The hamachi dish is also, fortuitously, one of the more reasonably replicated dishes in the cookbook, requiring only a 2-3 hour pre-cure of the fish. The cure is not difficult to make, as long as you have access to Sichuan Peppercorns.
I purchased a nice slab of pristine hamachi from my favourite Japanese market, Nijiya. To prep it before I sprinkled on the aromatics mixture, I made sure to cut off the dark red bloodline, using our fishknife — David Chang urges you to use the sharpest knife you have, and then make sure to sharpen again it prior to slicing the fish.
Then the cure goes on: salt, sugar, ground sichuan peppercorn.

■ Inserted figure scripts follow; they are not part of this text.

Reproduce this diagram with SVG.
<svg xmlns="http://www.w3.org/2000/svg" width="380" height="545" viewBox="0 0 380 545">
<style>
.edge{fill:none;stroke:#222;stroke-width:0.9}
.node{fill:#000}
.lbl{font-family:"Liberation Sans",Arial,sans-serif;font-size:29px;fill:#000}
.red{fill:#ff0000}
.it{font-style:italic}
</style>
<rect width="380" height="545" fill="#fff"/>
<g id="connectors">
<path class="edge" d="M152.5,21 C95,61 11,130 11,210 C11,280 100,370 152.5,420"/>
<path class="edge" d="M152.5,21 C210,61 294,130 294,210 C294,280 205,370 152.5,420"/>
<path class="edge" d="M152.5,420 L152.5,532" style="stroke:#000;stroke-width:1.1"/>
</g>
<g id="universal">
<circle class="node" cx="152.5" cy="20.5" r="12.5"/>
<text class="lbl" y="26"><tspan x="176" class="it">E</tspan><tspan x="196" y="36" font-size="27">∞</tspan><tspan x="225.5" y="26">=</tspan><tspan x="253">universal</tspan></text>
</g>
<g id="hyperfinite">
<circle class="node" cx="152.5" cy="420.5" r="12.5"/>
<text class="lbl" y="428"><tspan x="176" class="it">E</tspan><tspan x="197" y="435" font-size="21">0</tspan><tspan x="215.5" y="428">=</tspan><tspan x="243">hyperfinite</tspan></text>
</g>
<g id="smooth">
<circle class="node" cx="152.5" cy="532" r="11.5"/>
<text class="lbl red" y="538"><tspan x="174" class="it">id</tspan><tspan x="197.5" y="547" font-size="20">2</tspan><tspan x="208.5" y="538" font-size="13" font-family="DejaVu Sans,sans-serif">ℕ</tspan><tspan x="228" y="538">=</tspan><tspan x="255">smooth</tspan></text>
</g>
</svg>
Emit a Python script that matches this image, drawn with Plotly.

Note that the recipe calls for a 9-oz piece of fish; I must have purchased something like 6.16 oz, and there was a lot of the cure mixture left over.
Perhaps the sauce is a little more complicated – it basically contains edamame, some light-coloured usukuchi soy (Chang’s preferred type of shoyu – note that usukuchi is saltier than regular soy), grated fresh horseradish, sugar, and a bit of water. I didn’t have time to track down fresh horseradish, and settled for a jar of the prepared stuff (thankfully, I found a jar that contained only vinegar as a supplement, not one that contained eggs). Still, Chang would probably counsel against this – in another recipe for peas and horseradish he advocates against using bottled horseradish – but there were no such caveats in this particular procedure, and I forged ahead with the substitution.
I would urge you now – do not attempt to mix up the edamame sauce in your food processor, and go straight to the blender. I made the mistake of first using the processor, but it was not powerful enough to puree the edamame mixture. So I had to take out the blender after all (and deal with the mess in my mini processor).
The next step is straining the sauce. I used a chinois (Chang recommends this, using any fine mesh strainer or even a tamis). I did, but could not get the sauce to adopt the same thickish-creamy consistency we encountered at the restaurant, or what seemed to be pictured in the cookbook photo. In the end I had to add a bit of the coarser stuff that remained in the chinois to give the sauce a bit more body – so it held some sort of more elegant teardrop shape and didn’t spread out in a ramdom shapeless blob the moment I spooned it on a plate.
That sort of worked, except that the sauce no longer looked smooth. But it tasted good, and even had a nice tang from the vinegar in the horseradish.
The presentation is by the book, though instead of young pea leaves I purchased and used some upland cress. The black bits and golden balls are bits of Wakame Chazuke: a Japanese seasoning sold in bottles or packets and are traditionally intended to to be sprinkled on top of rice. The curls of black are dried seaweed, the golden bits puffed rice. These gave a nice crunch to the dish.
All in all, this is a beautiful, delicious and dramatic dish to serve for guests, or even as a snack after a run in the park. Just make sure you plan ahead for the curing period.